Mites, too, are very small (just visible without magnification) and may look like dark, moving specks. Like lice, mites are wingless, but in other aspects their body shape is quite different. Besides being much smaller, mites have a generally rounded body shape and lack any obvious body segmentation. Also, mites are arachnids, not insects, so an adult mite has eight legs while an adult louse (an insect) has only six. Mites are not as host specific as lice and may parasitize many animal species. Mites of some species spend their entire life on a single bird, while others are found on the bird only during active feeding periods and retreat to nearby protected locations after feeding. Like lice, mites generally increase in number during the winter months and decrease in the summer.

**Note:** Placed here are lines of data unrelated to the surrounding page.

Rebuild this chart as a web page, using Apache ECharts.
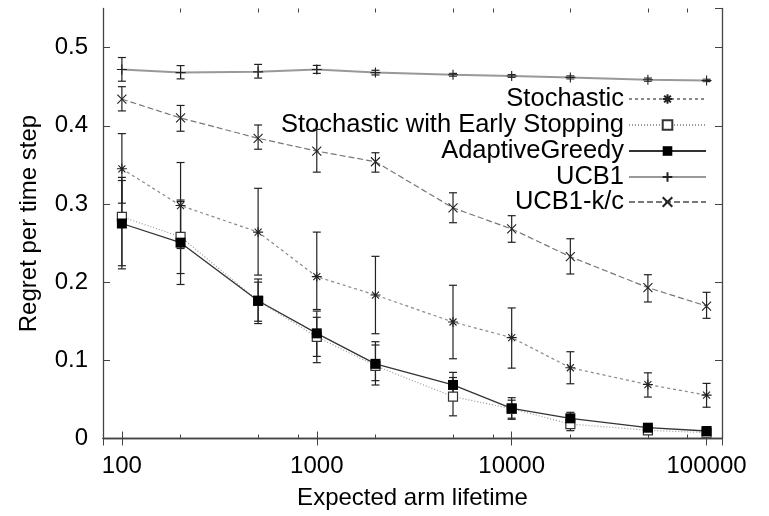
<!DOCTYPE html>
<html>
<head>
<meta charset="utf-8">
<script src="https://cdn.jsdelivr.net/npm/echarts@6/dist/echarts.min.js"></script>
<style>
  html, body { margin: 0; padding: 0; background: #fff; }
  #chart { width: 769px; height: 516px; }
</style>
</head>
<body>
<div id="chart"></div>
<script>
// Expected arm lifetime (x) shared by every series
const lifetimes = [100, 200, 500, 1000, 2000, 5000, 10000, 20000, 50000, 100000];

// Stochastic
const stochasticMean = [0.345, 0.298, 0.264, 0.207, 0.1835, 0.149, 0.129, 0.0905, 0.069, 0.0555];
const stochasticLow  = [0.301, 0.243, 0.209, 0.165, 0.134, 0.102, 0.090, 0.070, 0.053, 0.040];
const stochasticHigh = [0.390, 0.353, 0.320, 0.264, 0.233, 0.196, 0.167, 0.111, 0.084, 0.0705];

// Stochastic with Early Stopping
const earlyStopMean = [0.2835, 0.258, 0.176, 0.130, 0.093, 0.0535, 0.038, 0.0185, 0.0105, 0.0075];
const earlyStopLow  = [0.217, 0.211, 0.147, 0.105, 0.074, 0.029, 0.026, 0.010, 0.006, 0.005];
const earlyStopHigh = [0.334, 0.305, 0.200, 0.155, 0.1196, 0.078, 0.049, 0.027, 0.015, 0.010];

// AdaptiveGreedy
const greedyMean = [0.275, 0.2505, 0.1762, 0.1345, 0.0955, 0.0685, 0.0386, 0.0258, 0.0138, 0.0096];
const greedyLow  = [0.221, 0.197, 0.150, 0.097, 0.0684, 0.052, 0.0245, 0.018, 0.010, 0.007];
const greedyHigh = [0.330, 0.303, 0.204, 0.163, 0.1238, 0.0846, 0.0522, 0.0335, 0.0175, 0.012];

// UCB1
const ucbMean = [0.472, 0.468, 0.469, 0.472, 0.468, 0.4652, 0.4636, 0.4619, 0.4589, 0.458];
const ucbLow  = [0.457, 0.460, 0.461, 0.467, 0.465, 0.4635, 0.462, 0.460, 0.457, 0.4565];
const ucbHigh = [0.4873, 0.477, 0.4785, 0.4772, 0.471, 0.467, 0.4655, 0.4638, 0.461, 0.4595];

// UCB1-k/c
const ucbKcMean = [0.434, 0.410, 0.384, 0.3676, 0.354, 0.295, 0.268, 0.2325, 0.193, 0.1694];
const ucbKcLow  = [0.419, 0.393, 0.370, 0.3407, 0.3407, 0.276, 0.251, 0.2104, 0.1746, 0.1537];
const ucbKcHigh = [0.450, 0.426, 0.401, 0.3954, 0.3655, 0.3143, 0.285, 0.2555, 0.2095, 0.187];

// Axis ranges and ticks
const xRange = [80, 120000];
const xMinorTicks = [200, 500, 800, 2000, 5000, 8000, 20000, 50000, 80000];
const yRange = [0, 0.55];
const yStep = 0.1;

const FONT = '"Liberation Sans", Arial, sans-serif';
const FRAME = '#444';

// Point glyphs (stroked paths)
const STAR = 'path://M0,5L10,5M5,0L5,10M1.5,1.5L8.5,8.5M8.5,1.5L1.5,8.5';
const PLUS = 'path://M0,5L10,5M5,0L5,10';
const CROSS = 'path://M0,0L10,10M10,0L0,10';

const chart = echarts.init(document.getElementById('chart'), null, { renderer: 'canvas' });

function pairs(ys) {
  return lifetimes.map((x, i) => [x, ys[i]]);
}

// Vertical error bar with short caps at both ends
function errorBars(id, low, high) {
  return {
    type: 'custom',
    name: id + ' error',
    xAxisIndex: 0,
    yAxisIndex: 0,
    z: 4,
    silent: true,
    data: lifetimes.map((x, i) => [x, low[i], high[i]]),
    encode: { x: 0, y: [1, 2] },
    renderItem(params, api) {
      const top = api.coord([api.value(0), api.value(2)]);
      const bot = api.coord([api.value(0), api.value(1)]);
      const cap = 4;
      const style = { stroke: '#222', lineWidth: 1.2, fill: null };
      return {
        type: 'group',
        children: [
          { type: 'line', shape: { x1: top[0], y1: top[1], x2: bot[0], y2: bot[1] }, style },
          { type: 'line', shape: { x1: top[0] - cap, y1: top[1], x2: top[0] + cap, y2: top[1] }, style },
          { type: 'line', shape: { x1: bot[0] - cap, y1: bot[1], x2: bot[0] + cap, y2: bot[1] }, style }
        ]
      };
    }
  };
}

function lineSeries(name, ys, symbol, symbolSize, lineStyle, itemStyle) {
  return {
    type: 'line',
    name,
    xAxisIndex: 0,
    yAxisIndex: 0,
    data: pairs(ys),
    symbol,
    symbolSize,
    showAllSymbol: true,
    lineStyle,
    itemStyle,
    z: 5,
    emphasis: { disabled: true }
  };
}

const seriesNames = ['Stochastic', 'Stochastic with Early Stopping', 'AdaptiveGreedy', 'UCB1', 'UCB1-k/c'];

const series = [
  errorBars('Stochastic', stochasticLow, stochasticHigh),
  errorBars('Stochastic with Early Stopping', earlyStopLow, earlyStopHigh),
  errorBars('AdaptiveGreedy', greedyLow, greedyHigh),
  errorBars('UCB1', ucbLow, ucbHigh),
  errorBars('UCB1-k/c', ucbKcLow, ucbKcHigh),
  lineSeries('Stochastic', stochasticMean, STAR, 10,
    { color: '#888', width: 1.2, type: [3, 3] },
    { color: '#222', borderColor: '#222', borderWidth: 1.1 }),
  lineSeries('Stochastic with Early Stopping', earlyStopMean, 'rect', 9,
    { color: '#999', width: 1.2, type: [1, 2] },
    { color: '#fff', borderColor: '#333', borderWidth: 1.2 }),
  lineSeries('AdaptiveGreedy', greedyMean, 'rect', 10,
    { color: '#333', width: 1.3, type: 'solid' },
    { color: '#000', borderColor: '#000', borderWidth: 0 }),
  lineSeries('UCB1', ucbMean, PLUS, 10,
    { color: '#999', width: 2, type: 'solid' },
    { color: '#222', borderColor: '#222', borderWidth: 1.1 }),
  lineSeries('UCB1-k/c', ucbKcMean, CROSS, 9,
    { color: '#777', width: 1.2, type: [6, 3] },
    { color: '#222', borderColor: '#222', borderWidth: 1.1 })
];

// Legend rows: text right-aligned with the sample line to its right
const legendRowCenters = [99, 125, 151, 177, 202];
const legend = seriesNames.map((name, i) => ({
  data: [name],
  right: 62,
  top: legendRowCenters[i] - 13,
  padding: 0,
  orient: 'vertical',
  align: 'right',
  itemWidth: 77,
  itemHeight: 12,
  selectedMode: false,
  textStyle: { fontSize: 25.5, color: '#000', fontFamily: FONT }
}));

const logTick = v => Math.log10(v);

// Short inward ticks between the decades, on a linear axis spanning the same log range
function minorAxis(position) {
  return {
    type: 'value',
    position,
    min: logTick(xRange[0]),
    max: logTick(xRange[1]),
    axisLine: { show: false },
    axisLabel: { show: false },
    splitLine: { show: false },
    axisTick: {
      show: true, inside: true, length: 4,
      customValues: xMinorTicks.map(logTick),
      lineStyle: { color: FRAME, width: 1 }
    }
  };
}

const isDecade = v => Math.abs(Math.log10(v) - Math.round(Math.log10(v))) < 1e-6;

const option = {
  animation: false,
  backgroundColor: '#fff',
  grid: { left: 103, right: 47, top: 8.5, bottom: 77.5 },
  legend,
  xAxis: [
    {
      type: 'log',
      logBase: 10,
      position: 'bottom',
      min: xRange[0],
      max: xRange[1],
      name: 'Expected arm lifetime',
      nameLocation: 'middle',
      nameGap: 48,
      nameTextStyle: { fontSize: 24, color: '#000', fontFamily: FONT },
      axisLine: { show: true, lineStyle: { color: FRAME, width: 1.3 } },
      axisTick: { show: true, inside: true, length: 7, lineStyle: { color: FRAME, width: 1 } },
      axisLabel: {
        fontSize: 24, color: '#000', fontFamily: FONT, margin: 16,
        formatter: v => (isDecade(v) ? String(Math.round(v)) : '')
      },
      splitLine: { show: false },
      minorTick: { show: false }
    },
    {
      type: 'log',
      logBase: 10,
      position: 'top',
      min: xRange[0],
      max: xRange[1],
      axisLine: { show: true, lineStyle: { color: FRAME, width: 1.3 } },
      axisTick: { show: true, inside: true, length: 7, lineStyle: { color: FRAME, width: 1 } },
      axisLabel: { show: false },
      splitLine: { show: false }
    },
    minorAxis('bottom'),
    minorAxis('top')
  ],
  yAxis: [
    {
      type: 'value',
      position: 'left',
      min: yRange[0],
      max: yRange[1],
      interval: yStep,
      name: 'Regret per time step',
      nameLocation: 'middle',
      nameGap: 62,
      nameRotate: 90,
      nameTextStyle: { fontSize: 24, color: '#000', fontFamily: FONT },
      axisLine: { show: true, lineStyle: { color: FRAME, width: 1.3 } },
      axisTick: { show: true, inside: true, length: 7, lineStyle: { color: FRAME, width: 1 } },
      axisLabel: {
        fontSize: 24, color: '#000', fontFamily: FONT, margin: 15,
        showMaxLabel: false,
        formatter: v => (v > yRange[1] - 1e-9 ? '' : String(+v.toFixed(1)))
      },
      splitLine: { show: false }
    },
    {
      type: 'value',
      position: 'right',
      min: yRange[0],
      max: yRange[1],
      interval: yStep,
      axisLine: { show: true, lineStyle: { color: FRAME, width: 1.3 } },
      axisTick: { show: true, inside: true, length: 7, lineStyle: { color: FRAME, width: 1 } },
      axisLabel: { show: false },
      splitLine: { show: false }
    }
  ],
  series
};

chart.setOption(option);
</script>
</body>
</html>
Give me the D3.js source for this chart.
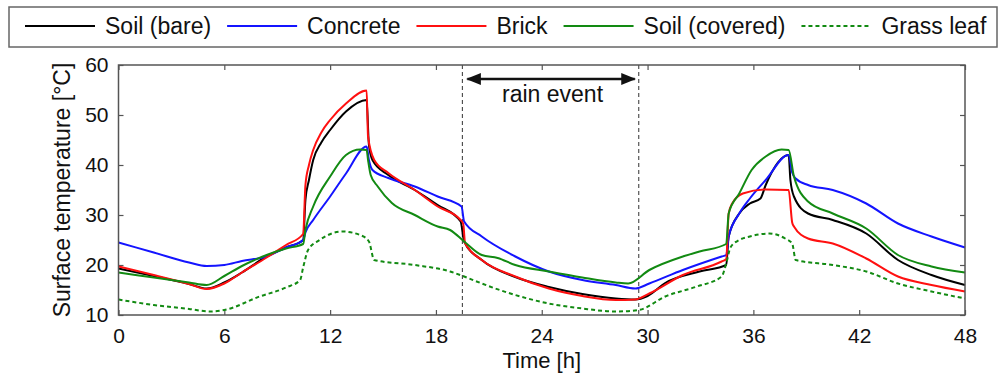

Chicken mite (or red poultry mite, Dermanyssus gallinae) is a blood-sucking mite that generally feeds on poultry during the night. During the day these mites may be hiding in areas throughout the poultry house, especially in cracks and crevices of surrounding woodwork, under clods of dirt or manure, or in nests. Their habit of leaving the host after night-time feeding is diagnostic for this mite species. Chicken mites can be red (following a blood meal) to black and can often be found clustered together in the environment surrounding the birds. Usually you have to inspect your birds at night to find them on the skin. Because they need to find daytime hiding places, chicken mites are not generally a pest in cage layer operations, but they can be quite problematic in breeder operations or other situations where fowl are maintained on litter or have nest boxes. Chicken mites have a broad host range and are often associated with a number of wild birds in addition to domestic poultry.
 Fig 1 & 2
Figures 1 (left) and 2 (right). Egg clusters of the chicken body louse on base of vent feathers. Each egg is less than 1 mm long. Photos by Nancy Hinkle, University of Georgia (Figure 1) and Brad Mullens, UC Riverside (Figure 2).